Brandeis University cancelled plans to award an honorary degree during May commencement ceremonies to Ayaan Hirsi Ali, a feminist and prominent critic of Islam, because she made statements that were at odds with the school’s “core values,” the university said in a statement Tuesday.
Brandeis, located outside of Boston in Waltham, Mass., announced the decision after protest from some students, faculty members, and others. An online petition on Change.org to withdraw the honorary degree reached 6,000 signatures. Brandeis said it had not been aware of Ali’s statements earlier.
Ali, a native of Somalia and former member of Dutch parliament, is known for her feminist views, but also for her criticism of Islam.
“She is a compelling public figure and advocate for women’s rights, and we respect and appreciate her work to protect and defend the rights of women and girls throughout the world,” said the university’s statement.
“That said, we cannot overlook certain of her past statements that are inconsistent with Brandeis University’s core values,” the statement said.
The university said it would welcome Ali “to join us on campus in the future to engage in a dialogue about these important issues.”
Ali, who penned the bestselling memoir, Infidel, has been quoted as referring to Islam as “a destructive, nihilistic cult of death.” In a 2007 interview with Reason, Ali she said she thought there could only be peace if Islam is “defeated.”
“Once it’s defeated, it can mutate into something peaceful.
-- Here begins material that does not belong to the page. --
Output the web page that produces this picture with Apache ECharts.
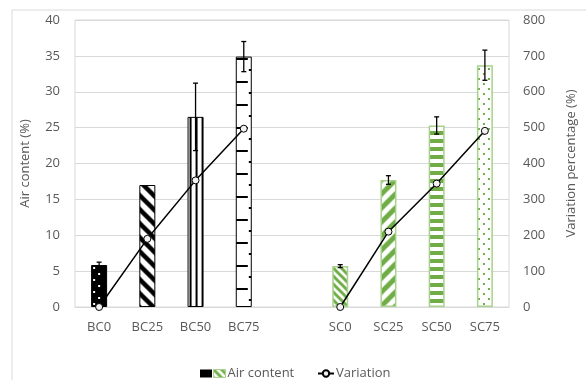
<!DOCTYPE html>
<html><head><meta charset="utf-8">
<script src="https://cdn.jsdelivr.net/npm/echarts@6/dist/echarts.min.js"></script>
<style>html,body{margin:0;padding:0;background:#fff}#c{width:586px;height:380px}</style>
</head><body><div id="c"></div>
<script>
// ---- data ----
const categories = ['BC0','BC25','BC50','BC75','','SC0','SC25','SC50','SC75'];
const bcCats = ['BC0','BC25','BC50','BC75'];
const scCats = ['SC0','SC25','SC50','SC75'];
const bcAir = [5.85, 17.0, 26.5, 34.9];
const scAir = [5.7, 17.7, 25.3, 33.7];
const bcErr = [0.4, 0, 4.7, 2.1];
const scErr = [0.2, 0.6, 1.2, 2.1];
const bcVariation = [0, 190, 353, 497];
const scVariation = [0, 210, 344, 491];
const leftTicks = {min:0, max:40, interval:5};
const rightTicks = {min:0, max:800, interval:100};

// ---- patterns ----
const GREEN = '#70ad47', GREEN_LIGHT = '#a9d18e';
function pat(w,h,fn){const c=document.createElement('canvas');c.width=w;c.height=h;const g=c.getContext('2d');g.fillStyle='#fff';g.fillRect(0,0,w,h);fn(g,w,h);return c;}
function diag(g,s,color,lw,up){g.strokeStyle=color;g.lineWidth=lw;g.lineCap='square';for(let k=-1;k<=1;k++){g.beginPath();if(up){g.moveTo(k*s,s);g.lineTo(k*s+s,0);}else{g.moveTo(k*s,0);g.lineTo(k*s+s,s);}g.stroke();}}
const patterns = [
  pat(16,12,(g)=>{g.fillStyle='#000';g.fillRect(0,0,16,12);g.fillStyle='#fff';g.fillRect(7,2,2,2);g.fillRect(2,8,2,2);}),
  pat(14,14,(g)=>diag(g,14,'#000',4.5,false)),
  pat(6,4,(g)=>{g.fillStyle='#000';g.fillRect(2,0,2,4);}),
  pat(16,23,(g)=>{g.fillStyle='#000';g.fillRect(0,4,12,2);g.fillRect(13,15,3,2);}),
  pat(8,8,(g)=>diag(g,8,GREEN,3,false)),
  pat(14,14,(g)=>diag(g,14,GREEN,5,true)),
  pat(16,8,(g)=>{g.fillStyle=GREEN;g.fillRect(0,0,16,4);}),
  pat(10,10,(g)=>{g.fillStyle=GREEN;g.fillRect(1,1,2,2);g.fillRect(6,6,2,2);})
];

const BW = 16;
const chart = echarts.init(document.getElementById('c'), null, {renderer:'canvas'});
const FONT = 'Open Sans';

function buildBars(offsets){
  const bc = categories.map(()=>null), sc = categories.map(()=>null);
  bcCats.forEach((c,i)=>{const idx=categories.indexOf(c);bc[idx]={value:bcAir[i],itemStyle:{color:{image:patterns[i],repeat:'repeat',x:offsets?offsets[idx].x:0,y:offsets?offsets[idx].y:0},borderColor:'#000',borderWidth:1}};});
  scCats.forEach((c,i)=>{const idx=categories.indexOf(c);sc[idx]={value:scAir[i],itemStyle:{color:{image:patterns[4+i],repeat:'repeat',x:offsets?offsets[idx].x:0,y:offsets?offsets[idx].y:0},borderColor:GREEN_LIGHT,borderWidth:1.5}};});
  return {bc, sc};
}
function lineData(){const d=categories.map(()=>null);bcCats.forEach((c,i)=>d[categories.indexOf(c)]=bcVariation[i]);scCats.forEach((c,i)=>d[categories.indexOf(c)]=scVariation[i]);return d;}
function errData(){const d=[];bcCats.forEach((c,i)=>d.push([c,bcAir[i],bcErr[i]]));scCats.forEach((c,i)=>d.push([c,scAir[i],scErr[i]]));return d;}

const bars0 = buildBars(null);
const option = {
  animation:false,
  textStyle:{fontFamily:FONT},
  graphic:[{type:'rect',shape:{x:12,y:10,width:600,height:400},style:{fill:'none',stroke:'#d9d9d9',lineWidth:1},silent:true,z:-1}],
  grid:{left:75,right:69,top:20,bottom:73,show:true,borderColor:'#d9d9d9',borderWidth:1},
  legend:[
    {left:195,top:362,itemGap:1,itemWidth:12,itemHeight:8,icon:'rect',
     formatter:(n)=>n==='BC air'?'':n,
     textStyle:{fontFamily:FONT,fontSize:13,color:'#595959',padding:[0,0,0,-3]},
     data:[{name:'BC air',itemStyle:{color:'#000',borderWidth:0}},{name:'Air content',itemStyle:{borderColor:GREEN_LIGHT,borderWidth:1}}]},
    {left:312,top:362,itemWidth:16,itemHeight:8,
     textStyle:{fontFamily:FONT,fontSize:13,color:'#595959',padding:[0,0,0,-3]},
     data:['Variation']}
  ],
  xAxis:{type:'category',data:categories,
    axisLine:{show:true,lineStyle:{color:'#d9d9d9'}},axisTick:{show:false},
    axisLabel:{color:'#595959',fontSize:13,fontFamily:FONT,margin:14,interval:0}},
  yAxis:[
    {type:'value',min:leftTicks.min,max:leftTicks.max,interval:leftTicks.interval,
     name:'Air content (%)',nameLocation:'middle',nameRotate:90,nameGap:43,
     nameTextStyle:{color:'#595959',fontSize:13,fontFamily:FONT},
     axisLine:{show:false},axisTick:{show:false},
     axisLabel:{color:'#595959',fontSize:13,fontFamily:FONT,margin:15},
     splitLine:{lineStyle:{color:'#d9d9d9',width:1}}},
    {type:'value',min:rightTicks.min,max:rightTicks.max,interval:rightTicks.interval,position:'right',
     name:'Variation percentage (%)',nameLocation:'middle',nameRotate:90,nameGap:56,
     nameTextStyle:{color:'#595959',fontSize:13,fontFamily:FONT},
     axisLine:{show:false},axisTick:{show:false},
     axisLabel:{color:'#595959',fontSize:13,fontFamily:FONT,margin:14},
     splitLine:{show:false}}
  ],
  series:[
    {name:'BC air',type:'bar',barWidth:BW,barGap:'-100%',data:bars0.bc,itemStyle:{color:'#000'},z:2},
    {name:'Air content',type:'bar',barWidth:BW,barGap:'-100%',data:bars0.sc,itemStyle:{color:{image:patterns[4],repeat:'repeat'}},z:2},
    {name:'err',type:'custom',z:3,data:errData(),encode:{x:0,y:1},
     renderItem:function(params,api){
       const e=api.value(2); if(!(e>0)) return null;
       const xi=api.value(0), v=api.value(1);
       const t=api.coord([xi,v+e]), b=api.coord([xi,v-e]);
       const cw=2.5, st={stroke:'#000',lineWidth:1.3};
       return {type:'group',children:[
         {type:'line',shape:{x1:t[0],y1:t[1],x2:b[0],y2:b[1]},style:st},
         {type:'line',shape:{x1:t[0]-cw,y1:t[1],x2:t[0]+cw,y2:t[1]},style:st},
         {type:'line',shape:{x1:b[0]-cw,y1:b[1],x2:b[0]+cw,y2:b[1]},style:st}
       ]};
     }},
    {name:'Variation',type:'line',yAxisIndex:1,data:lineData(),connectNulls:false,z:4,
     symbol:'circle',symbolSize:7,showSymbol:true,
     lineStyle:{color:'#000',width:1.5},
     itemStyle:{color:'#f2f2f2',borderColor:'#000',borderWidth:1}}
  ]
};
chart.setOption(option);
// align pattern origins with bar edges
const offsets = categories.map(c=>{
  if(!c) return {x:0,y:0};
  const px = chart.convertToPixel({xAxisIndex:0}, c);
  const py = chart.convertToPixel({yAxisIndex:0}, 0);
  return {x: px - BW/2, y: py};
});
const bars1 = buildBars(offsets);
chart.setOption({series:[{name:'BC air',data:bars1.bc},{name:'Air content',data:bars1.sc}]});
</script>
</body></html>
It’s very difficult to even talk about peace now. They’re not interested in peace,” Ali said.
When asked what she meant by “defeated,” Ali said:
“I think that we are at war with Islam. And there’s no middle ground in wars. Islam can be defeated in many ways. For starters, you stop the spread of the ideology itself; at present, there are native Westerners converting to Islam, and they’re the most fanatical sometimes. There is infiltration of Islam in the schools and universities of the West. You stop that. You stop the symbol burning and the effigy burning, and you look them in the eye and flex your muscles and you say, ‘This is a warning. We won’t accept this anymore.’ There comes a moment when you crush your enemy.”
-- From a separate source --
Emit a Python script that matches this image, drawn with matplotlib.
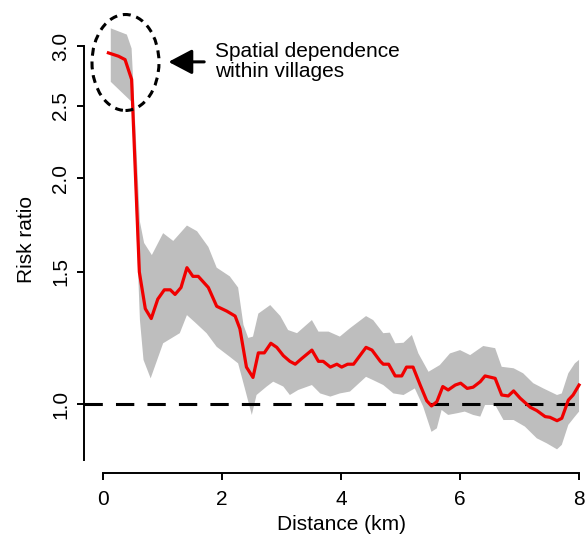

Ali said Wednesday that her critics selectively quote her, and that she doubts Brandeis was not aware of her earlier statements.
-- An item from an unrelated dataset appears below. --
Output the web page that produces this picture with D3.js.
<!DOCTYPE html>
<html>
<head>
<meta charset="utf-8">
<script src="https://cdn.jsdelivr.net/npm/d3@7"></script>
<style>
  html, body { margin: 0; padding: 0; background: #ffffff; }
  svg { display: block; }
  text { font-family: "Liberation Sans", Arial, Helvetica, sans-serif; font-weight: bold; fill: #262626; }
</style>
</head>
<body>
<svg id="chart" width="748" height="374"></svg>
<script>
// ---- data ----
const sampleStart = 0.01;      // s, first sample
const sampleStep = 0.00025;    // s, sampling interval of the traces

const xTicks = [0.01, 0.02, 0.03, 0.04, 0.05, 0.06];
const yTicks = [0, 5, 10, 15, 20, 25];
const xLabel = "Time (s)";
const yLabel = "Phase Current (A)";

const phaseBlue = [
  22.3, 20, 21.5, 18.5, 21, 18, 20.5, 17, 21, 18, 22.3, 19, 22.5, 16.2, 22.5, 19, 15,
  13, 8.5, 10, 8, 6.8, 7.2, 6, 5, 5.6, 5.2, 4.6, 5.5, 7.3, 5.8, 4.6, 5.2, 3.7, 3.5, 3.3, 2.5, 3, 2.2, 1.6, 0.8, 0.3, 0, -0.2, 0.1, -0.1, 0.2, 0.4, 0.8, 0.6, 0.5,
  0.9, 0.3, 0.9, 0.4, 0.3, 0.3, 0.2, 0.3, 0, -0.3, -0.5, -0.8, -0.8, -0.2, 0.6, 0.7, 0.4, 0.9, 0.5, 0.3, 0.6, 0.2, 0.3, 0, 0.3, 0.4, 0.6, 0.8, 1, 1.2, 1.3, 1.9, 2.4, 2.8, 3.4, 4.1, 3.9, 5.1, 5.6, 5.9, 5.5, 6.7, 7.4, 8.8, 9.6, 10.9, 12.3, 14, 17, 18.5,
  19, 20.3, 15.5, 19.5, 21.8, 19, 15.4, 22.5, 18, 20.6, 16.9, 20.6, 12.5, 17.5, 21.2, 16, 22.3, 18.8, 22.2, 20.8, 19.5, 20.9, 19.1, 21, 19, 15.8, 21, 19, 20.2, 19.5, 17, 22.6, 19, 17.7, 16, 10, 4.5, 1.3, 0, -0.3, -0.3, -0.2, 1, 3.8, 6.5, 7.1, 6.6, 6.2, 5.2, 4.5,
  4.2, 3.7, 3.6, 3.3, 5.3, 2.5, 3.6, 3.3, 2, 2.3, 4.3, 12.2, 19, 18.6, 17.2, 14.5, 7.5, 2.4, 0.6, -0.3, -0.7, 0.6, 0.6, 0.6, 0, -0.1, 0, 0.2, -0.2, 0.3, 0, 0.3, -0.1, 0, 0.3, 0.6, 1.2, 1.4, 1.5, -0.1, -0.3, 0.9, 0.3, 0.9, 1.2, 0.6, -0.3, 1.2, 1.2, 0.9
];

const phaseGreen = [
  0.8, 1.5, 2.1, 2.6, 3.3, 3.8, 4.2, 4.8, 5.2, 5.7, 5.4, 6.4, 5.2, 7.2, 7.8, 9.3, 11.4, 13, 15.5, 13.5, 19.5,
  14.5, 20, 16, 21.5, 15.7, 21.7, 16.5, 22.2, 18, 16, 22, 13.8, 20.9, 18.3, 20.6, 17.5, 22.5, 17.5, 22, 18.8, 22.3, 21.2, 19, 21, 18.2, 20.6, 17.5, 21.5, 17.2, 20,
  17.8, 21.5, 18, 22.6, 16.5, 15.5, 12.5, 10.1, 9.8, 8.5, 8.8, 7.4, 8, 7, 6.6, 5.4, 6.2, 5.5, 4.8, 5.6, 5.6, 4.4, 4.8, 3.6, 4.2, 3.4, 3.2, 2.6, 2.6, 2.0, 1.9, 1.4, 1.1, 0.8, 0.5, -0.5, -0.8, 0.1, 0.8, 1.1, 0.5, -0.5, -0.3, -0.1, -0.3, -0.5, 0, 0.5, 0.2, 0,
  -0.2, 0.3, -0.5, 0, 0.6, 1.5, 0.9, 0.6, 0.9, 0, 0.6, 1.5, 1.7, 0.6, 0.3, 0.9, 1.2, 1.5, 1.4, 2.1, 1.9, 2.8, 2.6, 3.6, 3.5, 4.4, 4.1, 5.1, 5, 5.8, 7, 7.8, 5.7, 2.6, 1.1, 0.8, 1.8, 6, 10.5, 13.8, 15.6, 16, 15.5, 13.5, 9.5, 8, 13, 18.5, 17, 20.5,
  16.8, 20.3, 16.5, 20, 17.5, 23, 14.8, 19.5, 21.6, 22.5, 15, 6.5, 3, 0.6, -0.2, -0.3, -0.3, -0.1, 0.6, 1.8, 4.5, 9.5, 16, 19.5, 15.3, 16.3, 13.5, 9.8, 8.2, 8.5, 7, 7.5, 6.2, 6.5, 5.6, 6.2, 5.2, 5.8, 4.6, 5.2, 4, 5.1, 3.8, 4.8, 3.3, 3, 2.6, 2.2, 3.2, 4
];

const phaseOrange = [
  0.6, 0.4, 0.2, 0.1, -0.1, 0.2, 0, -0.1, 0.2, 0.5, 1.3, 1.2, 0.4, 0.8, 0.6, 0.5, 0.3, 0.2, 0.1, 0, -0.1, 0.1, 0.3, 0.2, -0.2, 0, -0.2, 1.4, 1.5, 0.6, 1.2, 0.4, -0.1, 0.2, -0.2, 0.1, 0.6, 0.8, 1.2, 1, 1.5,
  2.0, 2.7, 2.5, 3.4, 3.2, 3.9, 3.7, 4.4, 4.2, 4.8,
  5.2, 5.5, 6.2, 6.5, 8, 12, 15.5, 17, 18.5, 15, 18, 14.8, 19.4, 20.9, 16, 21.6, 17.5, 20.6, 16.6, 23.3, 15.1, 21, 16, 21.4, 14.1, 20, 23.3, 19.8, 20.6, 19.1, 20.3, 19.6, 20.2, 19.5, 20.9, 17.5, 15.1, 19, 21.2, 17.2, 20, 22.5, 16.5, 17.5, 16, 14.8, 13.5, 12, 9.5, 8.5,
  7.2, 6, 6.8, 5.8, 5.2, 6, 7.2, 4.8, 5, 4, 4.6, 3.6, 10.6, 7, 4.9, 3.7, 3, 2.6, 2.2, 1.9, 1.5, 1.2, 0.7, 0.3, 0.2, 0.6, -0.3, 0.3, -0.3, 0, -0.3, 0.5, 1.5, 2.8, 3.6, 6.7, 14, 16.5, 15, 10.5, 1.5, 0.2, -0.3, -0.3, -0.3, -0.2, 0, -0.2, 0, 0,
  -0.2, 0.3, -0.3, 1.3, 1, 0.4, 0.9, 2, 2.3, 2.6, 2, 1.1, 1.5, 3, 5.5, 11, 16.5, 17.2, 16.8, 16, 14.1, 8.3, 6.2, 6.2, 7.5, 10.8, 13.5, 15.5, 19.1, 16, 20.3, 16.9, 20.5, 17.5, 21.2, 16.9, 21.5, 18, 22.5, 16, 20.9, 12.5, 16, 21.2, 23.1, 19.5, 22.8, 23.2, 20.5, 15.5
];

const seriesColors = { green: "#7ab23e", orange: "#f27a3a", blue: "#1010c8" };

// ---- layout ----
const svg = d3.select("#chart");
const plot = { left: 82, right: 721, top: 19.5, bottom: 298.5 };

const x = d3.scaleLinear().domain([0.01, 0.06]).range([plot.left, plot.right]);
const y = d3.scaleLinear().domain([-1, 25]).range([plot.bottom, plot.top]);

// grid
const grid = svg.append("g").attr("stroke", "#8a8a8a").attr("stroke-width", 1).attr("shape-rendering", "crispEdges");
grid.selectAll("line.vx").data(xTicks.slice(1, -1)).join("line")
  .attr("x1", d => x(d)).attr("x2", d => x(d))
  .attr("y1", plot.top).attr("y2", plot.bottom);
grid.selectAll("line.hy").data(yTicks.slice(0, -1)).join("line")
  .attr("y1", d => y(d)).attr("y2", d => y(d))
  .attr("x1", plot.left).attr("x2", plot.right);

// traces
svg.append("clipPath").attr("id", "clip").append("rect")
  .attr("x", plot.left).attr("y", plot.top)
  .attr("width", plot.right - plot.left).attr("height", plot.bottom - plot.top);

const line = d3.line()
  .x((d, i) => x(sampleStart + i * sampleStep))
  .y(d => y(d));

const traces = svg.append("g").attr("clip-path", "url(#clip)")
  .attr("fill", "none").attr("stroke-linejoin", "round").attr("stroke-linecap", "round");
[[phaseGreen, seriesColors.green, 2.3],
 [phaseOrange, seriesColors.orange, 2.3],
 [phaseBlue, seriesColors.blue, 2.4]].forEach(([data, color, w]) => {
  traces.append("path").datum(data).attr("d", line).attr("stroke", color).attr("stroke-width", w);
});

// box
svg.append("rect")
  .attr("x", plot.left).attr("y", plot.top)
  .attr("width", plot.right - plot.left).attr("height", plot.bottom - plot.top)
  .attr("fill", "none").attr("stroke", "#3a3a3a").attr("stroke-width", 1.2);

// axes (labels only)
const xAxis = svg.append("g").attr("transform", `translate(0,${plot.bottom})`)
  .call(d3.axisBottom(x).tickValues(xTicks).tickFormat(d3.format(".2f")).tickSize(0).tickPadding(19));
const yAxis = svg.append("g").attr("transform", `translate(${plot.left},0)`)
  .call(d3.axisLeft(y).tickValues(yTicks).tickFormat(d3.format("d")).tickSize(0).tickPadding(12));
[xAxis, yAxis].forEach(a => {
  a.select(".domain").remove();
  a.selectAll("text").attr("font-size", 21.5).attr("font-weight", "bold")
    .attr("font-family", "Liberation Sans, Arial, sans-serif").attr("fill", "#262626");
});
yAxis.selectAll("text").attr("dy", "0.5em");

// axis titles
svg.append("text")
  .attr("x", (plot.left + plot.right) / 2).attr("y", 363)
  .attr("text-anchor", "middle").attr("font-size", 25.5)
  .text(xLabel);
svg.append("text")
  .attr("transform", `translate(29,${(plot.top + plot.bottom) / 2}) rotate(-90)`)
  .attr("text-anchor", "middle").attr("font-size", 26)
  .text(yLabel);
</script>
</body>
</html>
“What was initially intended as an honor has now devolved into a moment of shaming,” she said in a statement Wednesday.
“Yet the slur on my reputation is not the worst aspect of this episode. More deplorable is that an institution set up on the basis of religious freedom should today so deeply betray its own founding principles,” Ali’s statement said.
“The ‘spirit of free expression’ referred to in the Brandeis statement has been stifled here, as my critics have achieved their objective of preventing me from addressing the graduating Class of 2014,” her statement said.
Ali, who survived genital mutilation in Somalia, won political asylum to move to the Netherlands in 1992. She was elected to the Dutch Parliament in 2003, and she resigned in 2006 over allegations she had not been wholly truthful about her circumstances in applying for asylum.
In 2004, Ali wrote the screenplay for the fictional, politically-charged film Submission, which portrays the abuse of Muslim women. Soon after the release of the film, its director, Theo van Gogh, was murdered in Amsterdam by a radical Islamist. Ali garnered media attention when the Islamist also threated her life.